- [What is being asked] Copy out the whole listing exactly as written, leaving the pictures behind.

------------------------------------

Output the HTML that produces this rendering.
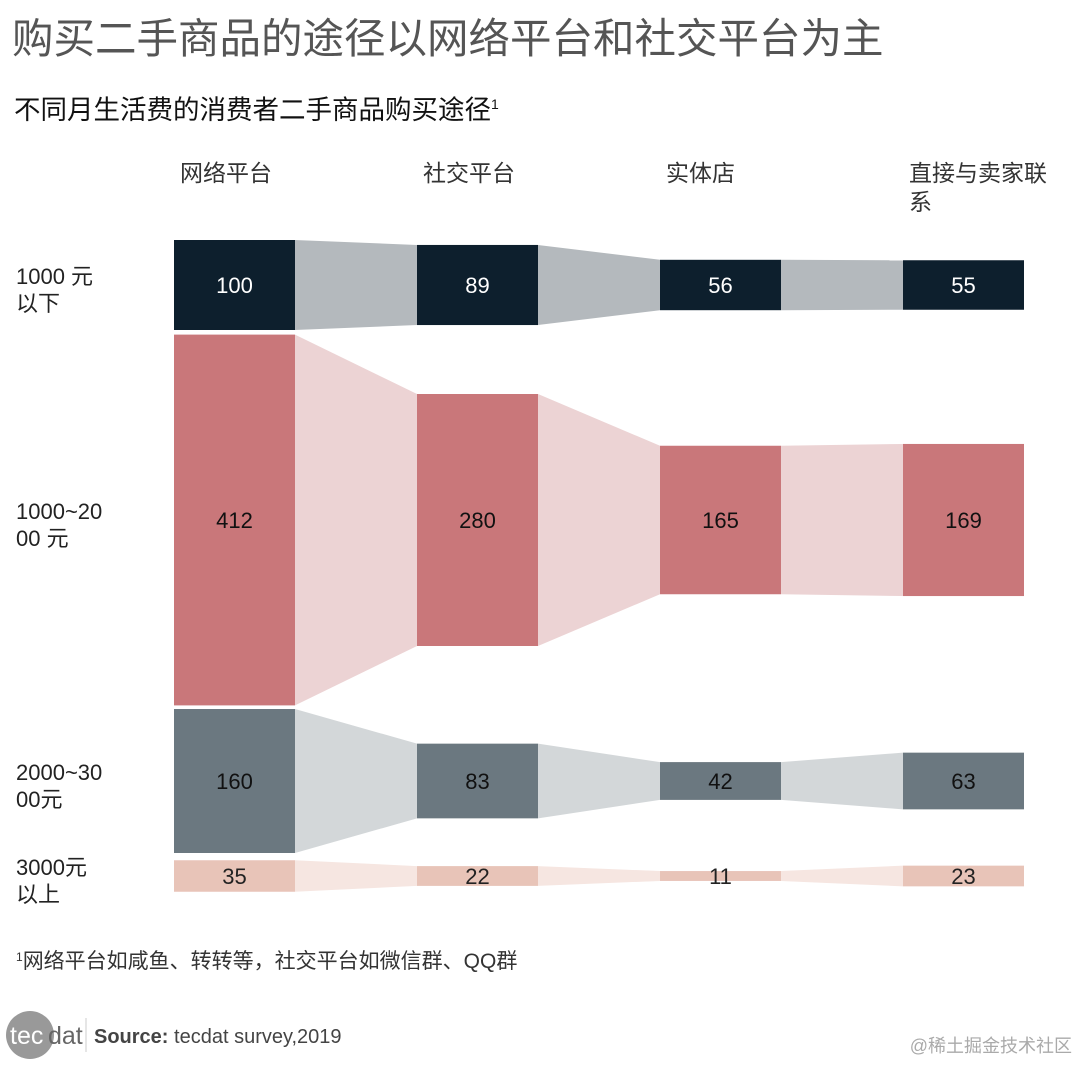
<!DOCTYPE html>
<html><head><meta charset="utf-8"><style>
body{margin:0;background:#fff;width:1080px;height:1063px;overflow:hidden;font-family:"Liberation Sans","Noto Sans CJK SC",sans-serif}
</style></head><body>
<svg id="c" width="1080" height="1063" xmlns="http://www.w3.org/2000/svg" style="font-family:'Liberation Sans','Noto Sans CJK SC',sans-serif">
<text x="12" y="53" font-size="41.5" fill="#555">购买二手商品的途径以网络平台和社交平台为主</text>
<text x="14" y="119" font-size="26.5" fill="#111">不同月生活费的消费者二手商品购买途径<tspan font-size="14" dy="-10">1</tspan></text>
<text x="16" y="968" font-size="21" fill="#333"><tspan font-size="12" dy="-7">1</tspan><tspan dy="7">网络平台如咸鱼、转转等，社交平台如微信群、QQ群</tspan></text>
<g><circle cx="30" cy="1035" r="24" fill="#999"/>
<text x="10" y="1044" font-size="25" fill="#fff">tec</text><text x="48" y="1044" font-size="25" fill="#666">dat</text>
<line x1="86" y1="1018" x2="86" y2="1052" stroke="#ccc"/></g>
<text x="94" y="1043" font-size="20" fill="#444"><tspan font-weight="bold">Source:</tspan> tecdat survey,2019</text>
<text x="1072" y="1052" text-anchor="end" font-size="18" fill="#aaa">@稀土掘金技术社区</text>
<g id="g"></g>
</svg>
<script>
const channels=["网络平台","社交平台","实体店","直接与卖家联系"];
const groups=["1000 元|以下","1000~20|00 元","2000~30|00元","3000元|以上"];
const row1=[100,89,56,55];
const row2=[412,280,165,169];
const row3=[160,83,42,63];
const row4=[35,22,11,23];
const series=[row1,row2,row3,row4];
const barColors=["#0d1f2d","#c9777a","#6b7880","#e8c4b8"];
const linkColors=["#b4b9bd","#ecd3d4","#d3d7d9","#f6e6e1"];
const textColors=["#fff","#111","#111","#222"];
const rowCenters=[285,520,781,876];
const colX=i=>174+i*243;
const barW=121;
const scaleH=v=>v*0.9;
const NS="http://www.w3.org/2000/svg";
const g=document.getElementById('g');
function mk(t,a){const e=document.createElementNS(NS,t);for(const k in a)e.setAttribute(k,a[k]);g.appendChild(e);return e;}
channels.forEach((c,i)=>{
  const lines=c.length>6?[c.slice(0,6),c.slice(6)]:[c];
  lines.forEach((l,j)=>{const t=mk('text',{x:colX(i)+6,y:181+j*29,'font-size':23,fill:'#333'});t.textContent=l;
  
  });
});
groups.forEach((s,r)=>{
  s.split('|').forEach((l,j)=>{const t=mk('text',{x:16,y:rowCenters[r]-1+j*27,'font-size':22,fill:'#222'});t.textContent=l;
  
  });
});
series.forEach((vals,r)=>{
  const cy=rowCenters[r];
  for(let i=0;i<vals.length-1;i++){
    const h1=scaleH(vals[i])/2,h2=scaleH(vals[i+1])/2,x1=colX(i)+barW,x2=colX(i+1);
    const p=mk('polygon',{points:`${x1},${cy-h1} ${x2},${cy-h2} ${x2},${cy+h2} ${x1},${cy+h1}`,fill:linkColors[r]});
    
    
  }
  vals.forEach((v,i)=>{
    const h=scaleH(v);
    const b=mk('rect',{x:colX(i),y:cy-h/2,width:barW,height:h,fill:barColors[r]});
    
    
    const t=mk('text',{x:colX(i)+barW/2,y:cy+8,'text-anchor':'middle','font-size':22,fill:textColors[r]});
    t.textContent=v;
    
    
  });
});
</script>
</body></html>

------------------------------------

- [Task output]
Output the HTML that produces this rendering.
<!DOCTYPE html>
<html><head><meta charset="utf-8"><style>
body{margin:0;background:#fff;width:1080px;height:1063px;overflow:hidden;font-family:"Liberation Sans","Noto Sans CJK SC",sans-serif}
</style></head><body>
<svg id="c" width="1080" height="1063" xmlns="http://www.w3.org/2000/svg" style="font-family:'Liberation Sans','Noto Sans CJK SC',sans-serif">
<text x="12" y="53" font-size="41.5" fill="#555">购买二手商品的途径以网络平台和社交平台为主</text>
<text x="14" y="119" font-size="26.5" fill="#111">不同月生活费的消费者二手商品购买途径<tspan font-size="14" dy="-10">1</tspan></text>
<text x="16" y="968" font-size="21" fill="#333"><tspan font-size="12" dy="-7">1</tspan><tspan dy="7">网络平台如咸鱼、转转等，社交平台如微信群、QQ群</tspan></text>
<g><circle cx="30" cy="1035" r="24" fill="#999"/>
<text x="10" y="1044" font-size="25" fill="#fff">tec</text><text x="48" y="1044" font-size="25" fill="#666">dat</text>
<line x1="86" y1="1018" x2="86" y2="1052" stroke="#ccc"/></g>
<text x="94" y="1043" font-size="20" fill="#444"><tspan font-weight="bold">Source:</tspan> tecdat survey,2019</text>
<text x="1072" y="1052" text-anchor="end" font-size="18" fill="#aaa">@稀土掘金技术社区</text>
<g id="g"></g>
</svg>
<script>
const channels=["网络平台","社交平台","实体店","直接与卖家联系"];
const groups=["1000 元|以下","1000~20|00 元","2000~30|00元","3000元|以上"];
const row1=[100,89,56,55];
const row2=[412,280,165,169];
const row3=[160,83,42,63];
const row4=[35,22,11,23];
const series=[row1,row2,row3,row4];
const barColors=["#0d1f2d","#c9777a","#6b7880","#e8c4b8"];
const linkColors=["#b4b9bd","#ecd3d4","#d3d7d9","#f6e6e1"];
const textColors=["#fff","#111","#111","#222"];
const rowCenters=[285,520,781,876];
const colX=i=>174+i*243;
const barW=121;
const scaleH=v=>v*0.9;
const NS="http://www.w3.org/2000/svg";
const g=document.getElementById('g');
function mk(t,a){const e=document.createElementNS(NS,t);for(const k in a)e.setAttribute(k,a[k]);g.appendChild(e);return e;}
channels.forEach((c,i)=>{
  const lines=c.length>6?[c.slice(0,6),c.slice(6)]:[c];
  lines.forEach((l,j)=>{const t=mk('text',{x:colX(i)+6,y:181+j*29,'font-size':23,fill:'#333'});t.textContent=l;
  
  });
});
groups.forEach((s,r)=>{
  s.split('|').forEach((l,j)=>{const t=mk('text',{x:16,y:rowCenters[r]-1+j*27,'font-size':22,fill:'#222'});t.textContent=l;
  
  });
});
series.forEach((vals,r)=>{
  const cy=rowCenters[r];
  for(let i=0;i<vals.length-1;i++){
    const h1=scaleH(vals[i])/2,h2=scaleH(vals[i+1])/2,x1=colX(i)+barW,x2=colX(i+1);
    const p=mk('polygon',{points:`${x1},${cy-h1} ${x2},${cy-h2} ${x2},${cy+h2} ${x1},${cy+h1}`,fill:linkColors[r]});
    
    
  }
  vals.forEach((v,i)=>{
    const h=scaleH(v);
    const b=mk('rect',{x:colX(i),y:cy-h/2,width:barW,height:h,fill:barColors[r]});
    
    
    const t=mk('text',{x:colX(i)+barW/2,y:cy+8,'text-anchor':'middle','font-size':22,fill:textColors[r]});
    t.textContent=v;
    
    
  });
});
</script>
</body></html>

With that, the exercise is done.